We walked from Weverton to Harpers Ferry last Sunday. We were walking a section of this trail for the first time this year. Because of the location closer to Harper Ferry, there was more activity on the trail than one wishes and hopes for. But it was OK. We still had our extended periods of quiet. Here are some pictures from the walk.

The railroad line runs beside the canal all the way to Harpers Ferry.

This is the Route 340 bridge across the Potomac.

The river is very rough downstream of Harpers Ferry. The water is also very low in summer.

Harpers Ferry is across the river in West Virginia at the meeting point of the Potomac and Shenandoah rivers. The railroad line crosses over the river on the bridges to the right of the picture.
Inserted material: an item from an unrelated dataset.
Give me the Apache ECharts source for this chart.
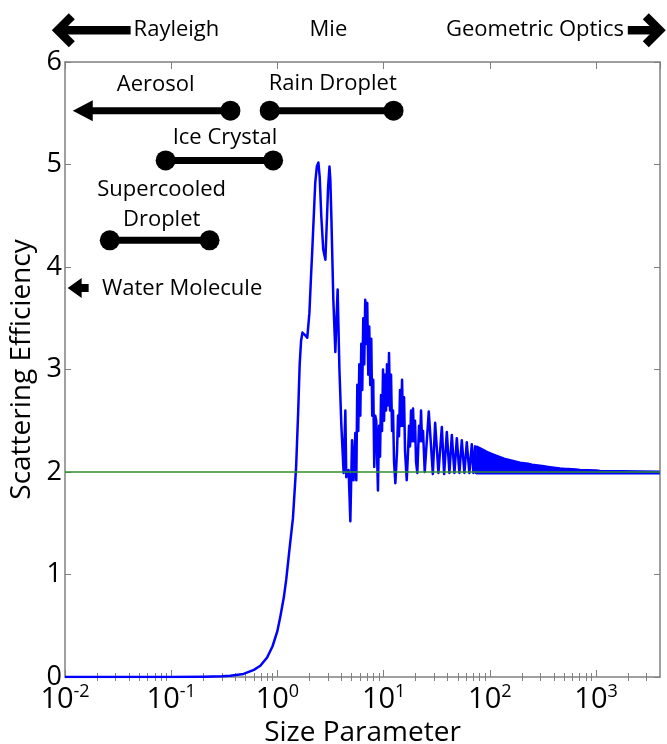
<!DOCTYPE html>
<html>
<head>
<meta charset="utf-8">
<title>Scattering Efficiency vs Size Parameter</title>
<script src="https://cdn.jsdelivr.net/npm/echarts@6/dist/echarts.min.js"></script>
<style>
  html, body { margin: 0; padding: 0; background: #fff; }
  #chart { width: 667px; height: 744px; }
</style>
</head>
<body>
<div id="chart"></div>
<script>
// Mie curve: [size parameter, scattering efficiency]
const riseCurve = [
  [0.01, 0], [0.05, 0], [0.1, 0.0003], [0.2, 0.003], [0.3, 0.007], [0.36, 0.012],
  [0.48, 0.03], [0.6, 0.07], [0.69, 0.11], [0.8, 0.19], [0.9, 0.3], [1.0, 0.45],
  [1.07, 0.6], [1.15, 0.78], [1.21, 0.95], [1.3, 1.25], [1.4, 1.55], [1.5, 2.05],
  [1.57, 2.6], [1.62, 3.05], [1.67, 3.28], [1.72, 3.36], [1.76, 3.37], [1.84, 3.33], [1.91, 3.31]
];
const peakCurve = [
  [2.0, 3.55], [2.07, 3.9], [2.13, 4.17], [2.2, 4.5], [2.27, 4.82], [2.35, 4.98], [2.43, 5.02],
  [2.5, 4.88], [2.59, 4.49], [2.7, 4.17], [2.83, 4.07], [2.93, 4.49], [3.0, 4.78], [3.09, 4.98],
  [3.15, 4.85], [3.22, 4.49], [3.36, 3.68], [3.51, 3.17], [3.6, 3.5], [3.69, 3.78], [3.83, 3.02],
  [4.0, 2.45], [4.2, 1.99]
];
// fast ripple riding on the broad oscillations (top and bottom of the filled blobs)
const rippleCurve = [
  [4.36, 2.6], [4.45, 1.95], [4.68, 2.02], [4.86, 1.52], [5.04, 2.31], [5.21, 1.92], [5.41, 2.38],
  [5.53, 1.92], [5.65, 2.85], [5.77, 2.4], [5.9, 3.05], [6.03, 2.55], [6.16, 3.25], [6.29, 2.8],
  [6.43, 3.5], [6.57, 3.05], [6.71, 3.68], [6.86, 3.25], [7.01, 3.65], [7.17, 2.95], [7.32, 3.42],
  [7.48, 2.85], [7.65, 3.3], [7.81, 2.55], [7.98, 2.9], [8.16, 2.05], [8.34, 2.55], [8.52, 2.5],
  [8.84, 1.82], [9.05, 2.45], [9.25, 2.15], [9.45, 2.75], [9.66, 2.4], [9.87, 3.0], [10.09, 2.5],
  [10.31, 2.95], [10.53, 2.6], [10.76, 3.05], [11.0, 2.65], [11.24, 3.16], [11.49, 2.6],
  [11.74, 2.95], [12.0, 2.4], [12.26, 2.6], [12.53, 2.1], [12.89, 1.89], [13.37, 2.2],
  [13.67, 2.55], [13.96, 2.35], [14.27, 2.8], [14.58, 2.45], [14.91, 2.9], [15.23, 2.45],
  [15.57, 2.73], [15.91, 2.2], [16.5, 1.92], [16.98, 2.2], [17.35, 2.45], [17.73, 2.25],
  [18.11, 2.6], [18.51, 2.3], [18.92, 2.62], [19.33, 2.3], [19.76, 2.5], [20.19, 2.1],
  [20.76, 1.99], [21.54, 2.45], [22.01, 2.3], [22.5, 2.6], [22.99, 2.3], [23.5, 2.4],
  [24.38, 2.0], [25.4, 1.99], [26.6, 2.59], [29.07, 1.98], [30.55, 2.48], [32.81, 1.99],
  [35.32, 2.44], [37.12, 1.98], [39.35, 2.39], [41.63, 1.99], [43.85, 2.36], [46.39, 1.99],
  [48.87, 2.33], [51.69, 1.99], [54.44, 2.31], [57.59, 1.99], [60.66, 2.29], [64.17, 1.99],
  [67.59, 2.27], [69.97, 1.99], [72.59, 2.25], [74.2, 1.98]
];
// upper edge of the dense band that the ripples merge into
const tailEnvelope = [
  [74.2, 2.25], [80.9, 2.23], [88.2, 2.21], [96.2, 2.19], [104.9, 2.175], [114.4, 2.16],
  [124.7, 2.145], [136, 2.13], [148.3, 2.12], [161.7, 2.11], [176.3, 2.1], [192.2, 2.09],
  [209.6, 2.085], [228.6, 2.08], [249.2, 2.07], [271.8, 2.065], [296.4, 2.06], [323.2, 2.055],
  [352.4, 2.05], [384.3, 2.045], [419, 2.04], [456.9, 2.035], [498.3, 2.032], [543.3, 2.03],
  [592.5, 2.027], [646.1, 2.024], [704.4, 2.02], [837, 2.018], [995.7, 2.015], [1086, 2.01],
  [1674, 2.008], [2581, 2.005], [3978, 2.003]
];
const bandFloor = 1.975;
const limitValue = 2;

// particle size ranges (size parameter) and the height they are drawn at
const particleNames = ['Aerosol', 'Rain Droplet', 'Ice Crystal', 'Supercooled\nDroplet'];
const particleRanges = [[0.0147, 0.361], [0.846, 12.4], [0.0886, 0.911], [0.0264, 0.2296]];
const particleLevels = [5.525, 5.525, 5.04, 4.26];
const particleOpenLow = [true, false, false, false];
const waterMolecule = [0.0133, 3.795];

const regimeNames = ['Rayleigh', 'Mie', 'Geometric Optics'];
const regimeCenters = [0.112, 3.02, 266];

const xMin = 0.01, xMax = 4000;
const xMinorTicks = [];
for (let k = -2; k <= 3; k++) {
  for (let m = 2; m <= 9; m++) {
    const v = Math.log10(m) + k;
    if (v < Math.log10(xMax)) xMinorTicks.push(v);
  }
}

const FONT = 'Open Sans';
const frame = '#808080';
const triLeft = 'path://M0,10 L20,0 L20,20 Z';
const smallArrow = 'path://M0,10 L14,0 L14,6 L21,6 L21,14 L14,14 L14,20 Z';
const chevronLeft = 'path://M0,17 L17,0 L23,6 L12,17 L23,28 L17,34 Z';
const chevronRight = 'path://M23,17 L6,0 L0,6 L11,17 L0,28 L6,34 Z';

// label anchors in data units
const labelAt = [[0.0713, 5.78], [3.32, 5.79], [0.321, 5.26], [0.0813, 4.605]];
const waterLabelAt = [0.1266, 3.785];
const headerLevel = 6.31;

const myChart = echarts.init(document.getElementById('chart'));

const curve = riseCurve.concat(peakCurve, rippleCurve);

const series = [];
series.push({
  type: 'line',
  data: curve,
  symbol: 'none',
  lineStyle: { color: '#0000ff', width: 2.5, join: 'round' },
  z: 2,
  silent: true
});
series.push({
  type: 'line',
  data: tailEnvelope,
  symbol: 'none',
  lineStyle: { color: '#0000ff', width: 2.5, join: 'round' },
  areaStyle: { color: '#0000ff', opacity: 1, origin: bandFloor },
  z: 2,
  silent: true
});
series.push({
  type: 'line',
  data: [[xMin, limitValue], [xMax, limitValue]],
  symbol: 'none',
  lineStyle: { color: '#2f8f2f', width: 1.3 },
  z: 3,
  silent: true
});

for (let i = 0; i < particleNames.length; i++) {
  const lvl = particleLevels[i];
  series.push({
    type: 'line',
    data: [
      particleOpenLow[i]
        ? { value: [particleRanges[i][0], lvl], symbol: triLeft, symbolSize: [20, 21] }
        : { value: [particleRanges[i][0], lvl], symbol: 'circle', symbolSize: 20 },
      { value: [particleRanges[i][1], lvl], symbol: 'circle', symbolSize: 20 }
    ],
    showSymbol: true,
    lineStyle: { color: '#000', width: 7, cap: 'butt' },
    itemStyle: { color: '#000', opacity: 1 },
    z: 5,
    silent: true
  });
}

// water molecule arrow
series.push({
  type: 'scatter',
  data: [{ value: waterMolecule }],
  symbol: smallArrow,
  symbolSize: [21, 20],
  itemStyle: { color: '#000', opacity: 1 },
  z: 5,
  silent: true
});

const labelStyle = {
  show: true, position: 'inside', formatter: '{b}', color: '#000',
  fontFamily: FONT, fontSize: 22, lineHeight: 30, textBorderWidth: 0, opacity: 1
};
series.push({
  type: 'scatter',
  symbolSize: 1,
  itemStyle: { color: 'rgba(0,0,0,0)', opacity: 1 },
  label: labelStyle,
  data: particleNames.map((n, i) => ({ name: n, value: labelAt[i] }))
    .concat([{ name: 'Water Molecule', value: waterLabelAt }]),
  z: 6,
  silent: true
});

// regime header above the plot
series.push({
  type: 'line',
  clip: false,
  data: [
    { value: [0.00964, headerLevel], symbol: chevronLeft, symbolSize: [23, 34] },
    { value: [0.0415, headerLevel], symbol: 'none' }
  ],
  showSymbol: true,
  lineStyle: { color: '#000', width: 8.5 },
  itemStyle: { color: '#000', opacity: 1 },
  silent: true
});
series.push({
  type: 'line',
  clip: false,
  data: [
    { value: [1991, headerLevel], symbol: 'none' },
    { value: [3532, headerLevel], symbol: chevronRight, symbolSize: [23, 34] }
  ],
  showSymbol: true,
  lineStyle: { color: '#000', width: 8.5 },
  itemStyle: { color: '#000', opacity: 1 },
  silent: true
});
series.push({
  type: 'scatter',
  clip: false,
  symbolSize: 1,
  itemStyle: { color: 'rgba(0,0,0,0)', opacity: 1 },
  label: labelStyle,
  data: regimeNames.map((n, i) => ({ name: n, value: [regimeCenters[i], headerLevel] })),
  silent: true
});

const minorAxis = (pos) => ({
  type: 'value', position: pos, min: -2, max: Math.log10(xMax),
  axisLine: { show: false }, axisLabel: { show: false }, splitLine: { show: false },
  axisTick: { show: true, inside: true, length: 4, customValues: xMinorTicks, lineStyle: { color: frame } }
});

myChart.setOption({
  animation: false,
  grid: { left: 65, right: 7, top: 62, bottom: 67, containLabel: false, outerBoundsMode: 'none' },
  xAxis: [
    {
      type: 'log', logBase: 10, min: xMin, max: xMax, position: 'bottom',
      axisLine: { show: true, onZero: false, lineStyle: { color: frame, width: 1.5 } },
      axisTick: { show: true, inside: true, length: 7, lineStyle: { color: frame } },
      splitLine: { show: false },
      axisLabel: {
        margin: 6, showMaxLabel: false, hideOverlap: false,
        formatter: function (v) {
          return '{b|10}{s|' + Math.round(Math.log10(v)) + '}';
        },
        rich: {
          b: { fontSize: 29, fontFamily: FONT, color: '#000', lineHeight: 34 },
          s: { fontSize: 18, fontFamily: FONT, color: '#000', verticalAlign: 'top', lineHeight: 18 }
        }
      },
      name: 'Size Parameter', nameLocation: 'middle', nameGap: 42,
      nameTextStyle: { fontSize: 28, fontFamily: FONT, color: '#000' }
    },
    minorAxis('bottom'),
    {
      type: 'log', logBase: 10, min: xMin, max: xMax, position: 'top',
      axisLine: { show: true, onZero: false, lineStyle: { color: frame, width: 1.5 } },
      axisTick: { show: true, inside: true, length: 7, lineStyle: { color: frame } },
      axisLabel: { show: false }, splitLine: { show: false }
    },
    minorAxis('top')
  ],
  yAxis: [
    {
      type: 'value', min: 0, max: 6, interval: 1, position: 'left',
      axisLine: { show: true, onZero: false, lineStyle: { color: frame, width: 1.5 } },
      axisTick: { show: true, inside: true, length: 6, lineStyle: { color: frame } },
      splitLine: { show: false },
      axisLabel: { fontSize: 27, fontFamily: FONT, color: '#000', margin: 3 },
      name: 'Scattering Efficiency', nameLocation: 'middle', nameGap: 24, nameRotate: 90,
      nameTextStyle: { fontSize: 28, fontFamily: FONT, color: '#000' }
    },
    {
      type: 'value', min: 0, max: 6, interval: 1, position: 'right',
      axisLine: { show: true, onZero: false, lineStyle: { color: frame, width: 1.5 } },
      axisTick: { show: true, inside: true, length: 6, lineStyle: { color: frame } },
      axisLabel: { show: false }, splitLine: { show: false }
    }
  ],
  series: series
});
</script>
</body>
</html>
The newer flowers that we saw for the year during this walk include White Campion,

Buttonbush,

Queen Anne Lace (here in its early stage),

flowers that I was unsuccessful in identifying last year too,

Crown Vetch (distinguished from Red Clover because of the nature of the leaves),

Hedge Bindweed,

Wild Sweet William,

Rose of Sharon,

and Asiatic Dayflower.

My bike ride last Wednesday started once again at Pennyfield lock, but this time I headed towards Washington, DC. I rode up to Chain Bridge. It was a typical hot and humid Washington, DC, summer day. I covered more distance this time than I did during my first ride of the year last week. I put in a little more effort than during that first ride – keeping up a decent speed on the trail. There were quite a few people on the trail in spite of the heat. Thankfully, interactions with folks I encountered were generally pleasant, including a conversation with a couple who were in the early stages of an ambitious ride of over 60 miles! I hope they made it.

Here are a couple of pictures from my ride. The first one was taken at Widewater.

You can make out the typical haze of a Washington, DC, summer day in the second picture.